- Born: Alexandria, Egypt
- Education: University of Waterloo, University of California Davis
- Awards: Mathematical Association of America Henry L. Alder Award (2018) Karen EDGE Fellow (2020) ;
- Scientific career
- Fields: Mathematics, combinatorics, algebra
- Workplaces: York University
- Doctoral advisor: Jesús A. De Loera

= Mohamed Omar (mathematician) =

Canadian mathematician

Mohamed Omar is a mathematician interested in combinatorics, and algebra. Omar is currently a Professor of Mathematics at York University.

== Early life and education ==
Omar was born in Alexandria, Egypt to an Egyptian mother and an Ethiopian father, but was raised in Toronto, Canada.

He attended the University of Waterloo, where he received a bachelor's double degree in pure mathematics and combinatorics & optimization in 2006, followed by a master's degree in combinatorics & optimization in 2007. Omar's master's thesis was titled "Combinatorial Approaches to the Jacobian Conjecture" and was advised by Ian P. Goulden.

Omar then attended graduate school in the mathematics department at the University of California Davis. He completed his Ph.D. in mathematics in 2011. Omar's doctoral advisor was Jesús A. De Loera, and his dissertation was titled "Applications of Convex and Algebraic Geometry to Graphs and Polytopes".

== Career ==
After completion of his doctorate, Omar became the Harry Bateman Research Instructor at the California Institute of Technology. In the fall of 2013 Omar moved to Harvey Mudd College and took a position as tenure track faculty in the mathematics department. In 2023, Omar then moved to York University as a professor in the Department of Mathematics and Statistics.
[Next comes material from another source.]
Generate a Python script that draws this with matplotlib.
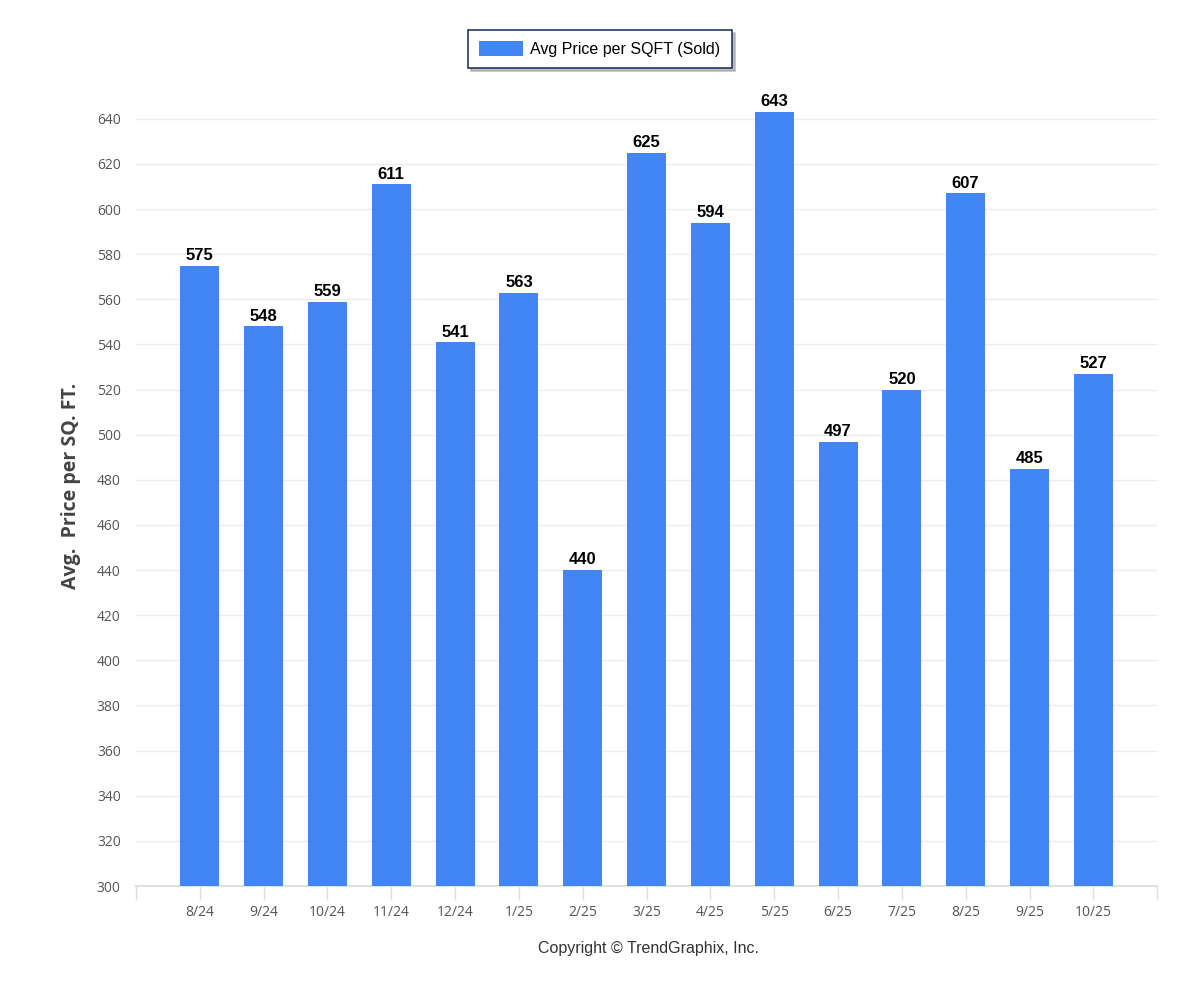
import matplotlib.pyplot as plt
from matplotlib.patches import Patch
import numpy as np

months = ['8/24', '9/24', '10/24', '11/24', '12/24', '1/25', '2/25', '3/25',
          '4/25', '5/25', '6/25', '7/25', '8/25', '9/25', '10/25']
price_sqft = [575, 548, 559, 611, 541, 563, 440, 625, 594, 643, 497, 520, 607, 485, 527]

bar_color = '#4285f4'

fig = plt.figure(figsize=(12, 10), dpi=100)
ax = fig.add_axes([0.1133, 0.114, 0.851, 0.801])

x = np.arange(len(months))
bars = ax.bar(x, price_sqft, width=0.61, color=bar_color, zorder=3)

# value labels above bars
for xi, v in zip(x, price_sqft):
    ax.text(xi, v + 1.2, str(v), ha='center', va='bottom', fontsize=12,
            fontweight='bold', family='Liberation Sans', color='black', zorder=4)

ax.set_xlim(-1, len(months))
ax.set_ylim(300, 655)
ax.set_yticks(np.arange(300, 641, 20))
ax.yaxis.grid(True, color='#ececec', linewidth=1, zorder=0)
ax.tick_params(axis='y', length=0, labelsize=10, labelcolor='#555555', pad=11)

ax.set_xticks(np.arange(-1, len(months) + 1))
ax.set_xticklabels([''] + months + [''])
ax.tick_params(axis='x', length=10, color='#e0e0e0', width=1, labelsize=10,
               labelcolor='#555555', pad=4)

for s in ['top', 'right', 'left']:
    ax.spines[s].set_visible(False)
ax.spines['bottom'].set_color('#e0e0e0')
ax.spines['bottom'].set_linewidth(1.5)

for lab in ax.get_xticklabels() + ax.get_yticklabels():
    lab.set_family('Open Sans')

ax.set_ylabel('Avg.  Price per SQ. FT.', fontsize=14, fontweight='bold',
              color='#444444', family='Open Sans', labelpad=11)

leg = fig.legend(handles=[Patch(facecolor=bar_color, label='Avg Price per SQFT (Sold)')],
                 loc='center', bbox_to_anchor=(0.5, 0.951), frameon=True, fancybox=False,
                 shadow={'color': '#999999', 'alpha': 0.6}, prop={'family': 'Liberation Sans', 'size': 11.5},
                 handlelength=2.7, handleheight=1.1, handletextpad=0.5, borderpad=0.7,
                 borderaxespad=0)
leg.get_frame().set_edgecolor('#1f3864')
leg.get_frame().set_linewidth(1.2)

fig.text(0.54, 0.051, 'Copyright \u00a9 TrendGraphix, Inc.', ha='center', va='center',
         fontsize=11.5, family='Liberation Sans', color='#333333')

fig.savefig('out.png', dpi=100, facecolor='white')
Beyond the classroom, Omar has been involved in numerous outreach efforts to promote diversity in Science, Technology, Engineering and Mathematics (STEM) fields, as well as mathematical enrichment for high school students. He has participated in the Bridge to Enter Advanced Mathematics (BEAM) program as an instructor. Omar has also served as faculty at the Canada/USA Mathcamp, and eventually served on the board of directors for the Mathematics Foundation of America, which organizes the camp.

Omar's work in promoting diversity has been written about in Forbes Magazine, and he has been a guest on the Scientific American podcast "My Favorite Theorem". He also maintains a YouTube channel where he posts videos about advanced mathematical concepts as well as videos aimed at helping young students prepare for standardized tests.

== Honors and awards ==

Omar has received several awards for the quality of his teaching. In the 2013–2014 academic year, he was awarded the Associated Students of the California Institute of Technology (ASCIT) Teaching Award. In 2018, the Mathematical Association of America awarded him the Henry L. Alder Award. In 2020, Omar was selected as a fellow in the 2020 Inaugural Class of Karen EDGE Fellows. Omar was also recognized by Mathematically Gifted & Black as a Black History Month 2017 Honoree. He was awarded the Inaugural AMS Claytor-Gilmer Fellowship in 2021.